┌─ DATASET CONTENT

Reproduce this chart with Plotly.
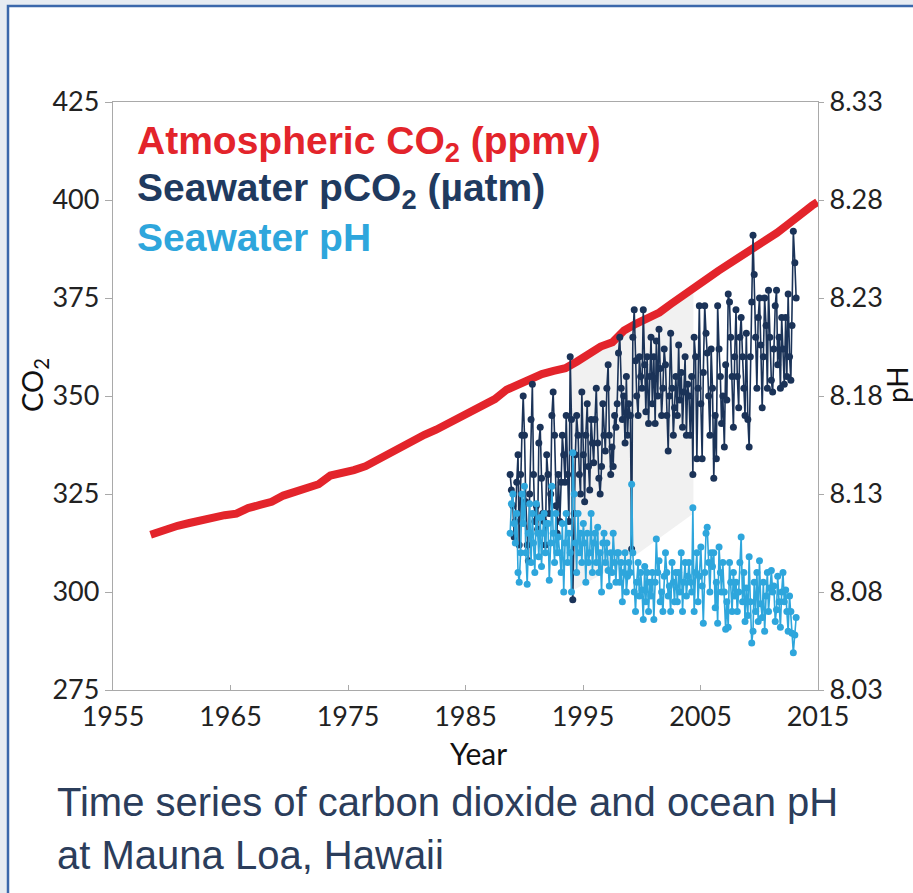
import plotly.graph_objects as go

# ---------------- data ----------------
co2_year = [1958.2, 1959.5, 1960.5, 1961.5, 1962.5, 1963.5, 1964.5, 1965.5, 1966.5, 1967.5,
            1968.5, 1969.5, 1970.5, 1971.5, 1972.5, 1973.5, 1974.5, 1975.5, 1976.5, 1977.5,
            1978.5, 1979.5, 1980.5, 1981.5, 1982.5, 1983.5, 1984.5, 1985.5, 1986.5, 1987.5,
            1988.5, 1989.5, 1990.5, 1991.5, 1992.5, 1993.5, 1994.5, 1995.5, 1996.5, 1997.5,
            1998.5, 1999.5, 2000.5, 2001.5, 2002.5, 2003.5, 2004.5, 2005.5, 2006.5, 2007.5,
            2008.5, 2009.5, 2010.5, 2011.5, 2012.5, 2013.5, 2014.5, 2014.95]
co2_ppmv = [314.6, 316.0, 316.9, 317.6, 318.4, 319.0, 319.6, 320.0, 321.4, 322.2,
            323.0, 324.6, 325.7, 326.3, 327.5, 329.7, 330.2, 331.1, 332.1, 333.8,
            335.4, 336.8, 338.7, 340.1, 341.4, 343.0, 344.6, 346.0, 347.4, 349.2,
            351.6, 353.1, 354.4, 355.6, 356.4, 357.1, 358.8, 360.8, 362.6, 363.7,
            366.7, 368.4, 369.7, 371.3, 373.5, 375.8, 377.5, 379.8, 381.9, 383.8,
            385.6, 387.4, 389.9, 391.6, 393.9, 396.5, 398.6, 399.5]

sample_year = [
    1988.80, 1988.90,
    1989.03, 1989.14, 1989.24, 1989.36, 1989.47, 1989.57, 1989.69, 1989.80, 1989.91,
    1990.02, 1990.13, 1990.25, 1990.35, 1990.46, 1990.58, 1990.69, 1990.79, 1990.90,
    1991.03, 1991.14, 1991.24, 1991.36, 1991.47, 1991.57, 1991.69, 1991.80, 1991.91,
    1992.02, 1992.13, 1992.25, 1992.35, 1992.46, 1992.58, 1992.69, 1992.79, 1992.90,
    1993.03, 1993.14, 1993.24, 1993.36, 1993.47, 1993.57, 1993.69, 1993.80, 1993.91,
    1994.02, 1994.13, 1994.25, 1994.35, 1994.46, 1994.58, 1994.69, 1994.79, 1994.90,
    1995.03, 1995.14, 1995.24, 1995.36, 1995.47, 1995.57, 1995.69, 1995.80, 1995.91,
    1996.02, 1996.13, 1996.25, 1996.35, 1996.46, 1996.58, 1996.69, 1996.79, 1996.90,
    1997.03, 1997.14, 1997.24, 1997.36, 1997.47, 1997.57, 1997.69, 1997.80, 1997.91,
    1998.02, 1998.13, 1998.25, 1998.35, 1998.46, 1998.58, 1998.69, 1998.79, 1998.90,
    1999.03, 1999.14, 1999.24, 1999.36, 1999.47, 1999.57, 1999.69, 1999.80, 1999.91,
    2000.02, 2000.13, 2000.25, 2000.35, 2000.46, 2000.58, 2000.69, 2000.79, 2000.90,
    2001.03, 2001.14, 2001.24, 2001.36, 2001.47, 2001.57, 2001.69, 2001.80, 2001.91,
    2002.02, 2002.13, 2002.25, 2002.35, 2002.46, 2002.58, 2002.69, 2002.79, 2002.90,
    2003.03, 2003.14, 2003.24, 2003.36, 2003.47, 2003.57, 2003.69, 2003.80, 2003.91,
    2004.02, 2004.13, 2004.25, 2004.35, 2004.46, 2004.58, 2004.69, 2004.79, 2004.90,
    2005.03, 2005.14, 2005.24, 2005.36, 2005.47, 2005.57, 2005.69, 2005.80, 2005.91,
    2006.02, 2006.13, 2006.25, 2006.35, 2006.46, 2006.58, 2006.69, 2006.79, 2006.90,
    2007.03, 2007.14, 2007.24, 2007.36, 2007.47, 2007.57, 2007.69, 2007.80, 2007.91,
    2008.02, 2008.13, 2008.25, 2008.35, 2008.46, 2008.58, 2008.69, 2008.79, 2008.90,
    2009.03, 2009.14, 2009.24, 2009.36, 2009.47, 2009.57, 2009.69, 2009.80, 2009.91,
    2010.02, 2010.13, 2010.25, 2010.35, 2010.46, 2010.58, 2010.69, 2010.79, 2010.90,
    2011.03, 2011.14, 2011.24, 2011.36, 2011.47, 2011.57, 2011.69, 2011.80, 2011.91,
    2012.02, 2012.13, 2012.25, 2012.35, 2012.46, 2012.58, 2012.69, 2012.79, 2012.90,
    2013.03, 2013.14,
]

seawater_pco2 = [
    330, 326,
    322, 314, 318, 328, 335, 312, 330, 340, 350,
    340, 323, 312, 308, 325, 344, 353, 330, 318,
    322, 316, 338, 342, 329, 320, 318, 312, 335,
    330, 320, 325, 345, 351, 340, 322, 315, 330,
    318, 328, 340, 335, 328, 345, 330, 318, 360,
    344, 298, 320, 335, 345, 340, 330, 325, 351,
    335, 323, 340, 348, 332, 326, 344, 338, 333,
    344, 352, 338, 329, 325, 332, 348, 340, 336,
    352, 358, 340, 330, 337, 332, 345, 342, 348,
    361, 365, 352, 344, 350, 338, 355, 340, 348,
    345, 311, 365, 372, 359, 350, 345, 360, 355,
    352, 372, 358, 346, 360, 343, 355, 365, 348,
    360, 343, 364, 350, 367, 357, 345, 352, 362,
    358, 345, 336, 350, 366, 352, 340, 347, 355,
    345, 363, 349, 356, 342, 351, 360, 340, 353,
    350, 340, 355, 330, 365, 360, 334, 352, 373,
    348, 334, 356, 373, 366, 361, 350, 340, 362,
    352, 329, 345, 334, 373, 362, 355, 343, 350,
    337, 358, 349, 376, 374, 365, 355, 342, 360,
    372, 355, 347, 365, 370, 360, 352, 345, 366,
    344, 337, 360, 374, 391, 381, 365, 352, 370,
    375, 363, 347, 360, 375, 368, 352, 377, 365,
    354, 351, 362, 373, 377, 358, 365, 352, 370,
    362, 353, 370, 355, 376, 360, 354, 368, 392,
    384, 375,
]

seawater_ph = [
    8.110, 8.125,
    8.130, 8.115, 8.105, 8.120, 8.090, 8.085, 8.100, 8.130, 8.115,
    8.134, 8.100, 8.084, 8.110, 8.125, 8.095, 8.120, 8.105, 8.090,
    8.125, 8.110, 8.098, 8.118, 8.093, 8.110, 8.120, 8.100, 8.115,
    8.115, 8.086, 8.105, 8.134, 8.110, 8.095, 8.120, 8.100, 8.108,
    8.100, 8.090, 8.115, 8.080, 8.105, 8.120, 8.095, 8.110, 8.100,
    8.080, 8.151, 8.130, 8.105, 8.090, 8.120, 8.100, 8.110, 8.095,
    8.115, 8.105, 8.085, 8.110, 8.095, 8.100, 8.120, 8.090, 8.105,
    8.110, 8.095, 8.113, 8.090, 8.100, 8.080, 8.105, 8.110, 8.095,
    8.105, 8.091, 8.083, 8.100, 8.090, 8.110, 8.095, 8.085, 8.100,
    8.100, 8.085, 8.095, 8.075, 8.090, 8.100, 8.080, 8.088, 8.095,
    8.090, 8.135, 8.100, 8.080, 8.070, 8.085, 8.095, 8.078, 8.090,
    8.081, 8.066, 8.093, 8.075, 8.090, 8.070, 8.085, 8.078, 8.090,
    8.066, 8.085, 8.107, 8.090, 8.096, 8.075, 8.080, 8.070, 8.088,
    8.100, 8.090, 8.078, 8.083, 8.070, 8.095, 8.085, 8.075, 8.090,
    8.075, 8.090, 8.080, 8.100, 8.070, 8.085, 8.095, 8.078, 8.088,
    8.095, 8.085, 8.080, 8.123, 8.070, 8.090, 8.100, 8.075, 8.088,
    8.103, 8.083, 8.064, 8.090, 8.110, 8.113, 8.095, 8.080, 8.100,
    8.093, 8.100, 8.072, 8.085, 8.064, 8.103, 8.090, 8.080, 8.095,
    8.080, 8.061, 8.075, 8.062, 8.095, 8.085, 8.070, 8.090, 8.078,
    8.085, 8.070, 8.080, 8.095, 8.108, 8.075, 8.090, 8.065, 8.082,
    8.068, 8.098, 8.075, 8.054, 8.060, 8.085, 8.070, 8.090, 8.065,
    8.096, 8.074, 8.067, 8.085, 8.060, 8.078, 8.090, 8.070, 8.082,
    8.091, 8.080, 8.083, 8.065, 8.071, 8.088, 8.075, 8.062, 8.080,
    8.090, 8.075, 8.081, 8.070, 8.060, 8.078, 8.070, 8.059, 8.049,
    8.058, 8.067,
]

x_ticks = [1955, 1965, 1975, 1985, 1995, 2005, 2015]
co2_ticks = [275, 300, 325, 350, 375, 400, 425]
ph_ticks = [8.03, 8.08, 8.13, 8.18, 8.23, 8.28, 8.33]

# light grey highlighted band (1994-2004)
shade_start, shade_end = 1993.9, 2004.4
shade_bottom_x = [2004.4, 1999.3, 1993.9]
shade_bottom_y = [320, 309, 300]

# ---------------- figure ----------------
RED = "#e3242b"
NAVY = "#1b3358"
LIGHT = "#2ea6dc"
AXIS = "#a9a9a9"
TICKFONT = dict(family="Lato, Open Sans, sans-serif", size=27, color="#222222")

fig = go.Figure()

# shaded band: top follows atmospheric CO2 curve
top_x = [shade_start] + [x for x in co2_year if shade_start < x < shade_end] + [shade_end]
top_y = [357.5] + [y for x, y in zip(co2_year, co2_ppmv) if shade_start < x < shade_end] + [378.0]
fig.add_trace(go.Scatter(
    x=top_x + shade_bottom_x, y=top_y + shade_bottom_y, fill="toself",
    fillcolor="#f1f1f1", mode="lines", line=dict(width=0), hoverinfo="skip",
    showlegend=False))

fig.add_trace(go.Scatter(
    x=co2_year, y=co2_ppmv, mode="lines", line=dict(color=RED, width=8),
    showlegend=False, name="Atmospheric CO2"))

fig.add_trace(go.Scatter(
    x=sample_year, y=seawater_pco2, mode="lines+markers",
    line=dict(color=NAVY, width=1.6), marker=dict(color=NAVY, size=7),
    showlegend=False, name="Seawater pCO2"))

fig.add_trace(go.Scatter(
    x=sample_year, y=seawater_ph, mode="lines+markers", yaxis="y2",
    line=dict(color=LIGHT, width=1.6), marker=dict(color=LIGHT, size=7),
    showlegend=False, name="Seawater pH"))

fig.update_layout(
    width=913, height=893,
    margin=dict(l=113, r=95, t=102, b=203),
    paper_bgcolor="#e7ecf2",
    plot_bgcolor="white",
    xaxis=dict(range=[1955, 2015], tickvals=x_ticks, showgrid=False, zeroline=False,
               showline=True, linecolor=AXIS, linewidth=1.3, mirror=True,
               ticks="inside", ticklen=5, tickcolor=AXIS, tickfont=TICKFONT,
               ticklabelstandoff=2),
    yaxis=dict(range=[275, 425], tickvals=co2_ticks, showgrid=False, zeroline=False,
               showline=True, linecolor=AXIS, linewidth=1.3,
               ticks="outside", ticklen=7, tickcolor=AXIS, tickfont=TICKFONT),
    yaxis2=dict(range=[8.03, 8.33], tickvals=ph_ticks, tickformat=".2f",
                overlaying="y", side="right", showgrid=False, zeroline=False,
                showline=True, linecolor=AXIS, linewidth=1.3,
                ticks="outside", ticklen=5, tickcolor=AXIS, tickfont=TICKFONT),
    showlegend=False,
)

# page frame (white card with blue border)
fig.add_shape(type="rect", xref="paper", yref="paper",
              x0=(8 - 113) / 705, x1=(960 - 113) / 705,
              y0=(690 - 960) / 588, y1=(690 - 6) / 588,
              fillcolor="white", line=dict(color="#3b68ab", width=2.5), layer="below")

LEG = "Liberation Sans, Arial, sans-serif"
legend_lines = [
    ("<b>Atmospheric CO<sub>2</sub> (ppmv)</b>", RED, 143),
    ("<b>Seawater pCO<sub>2</sub> (µatm)</b>", "#1f3a5f", 190),
    ("<b>Seawater pH</b>", LIGHT, 237),
]
for txt, col, py in legend_lines:
    fig.add_annotation(text=txt, xref="paper", yref="paper",
                       x=(135 - 113) / 705, y=(690 - py) / 588,
                       xanchor="left", yanchor="middle", showarrow=False,
                       font=dict(family=LEG, size=39, color=col))

# axis titles
fig.add_annotation(text="CO<sub>2</sub>", xref="paper", yref="paper",
                   x=(33 - 113) / 705, y=(690 - 385) / 588, textangle=-90,
                   xanchor="center", yanchor="middle", showarrow=False,
                   font=dict(family="Lato, sans-serif", size=29, color="#111111"))
fig.add_annotation(text="pH", xref="paper", yref="paper",
                   x=(897 - 113) / 705, y=(690 - 385) / 588, textangle=-90,
                   xanchor="center", yanchor="middle", showarrow=False,
                   font=dict(family="Lato, sans-serif", size=28, color="#111111"))
fig.add_annotation(text="Year", xref="paper", yref="paper",
                   x=(478 - 113) / 705, y=(690 - 753) / 588,
                   xanchor="center", yanchor="middle", showarrow=False,
                   font=dict(family="Lato, sans-serif", size=30, color="#111111"))

# caption
CAP = dict(family="Liberation Sans, Arial, sans-serif", size=40, color="#2b3d5b")
fig.add_annotation(text="Time series of carbon dioxide and ocean pH", xref="paper", yref="paper",
                   x=(55 - 113) / 705, y=(690 - 802) / 588, xanchor="left", yanchor="middle",
                   showarrow=False, font=CAP)
fig.add_annotation(text="at Mauna Loa, Hawaii", xref="paper", yref="paper",
                   x=(55 - 113) / 705, y=(690 - 855) / 588, xanchor="left", yanchor="middle",
                   showarrow=False, font=CAP)

fig.write_html("out.html")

└─

§ **REQUIREMENT**: Begin at the first line of the material and copy each line exactly through the one containing "import plotly.graph_objects as go". Omit pictures.

§ **SOLUTION FOR THIS TASK**:
Reproduce this chart with Plotly.
import plotly.graph_objects as go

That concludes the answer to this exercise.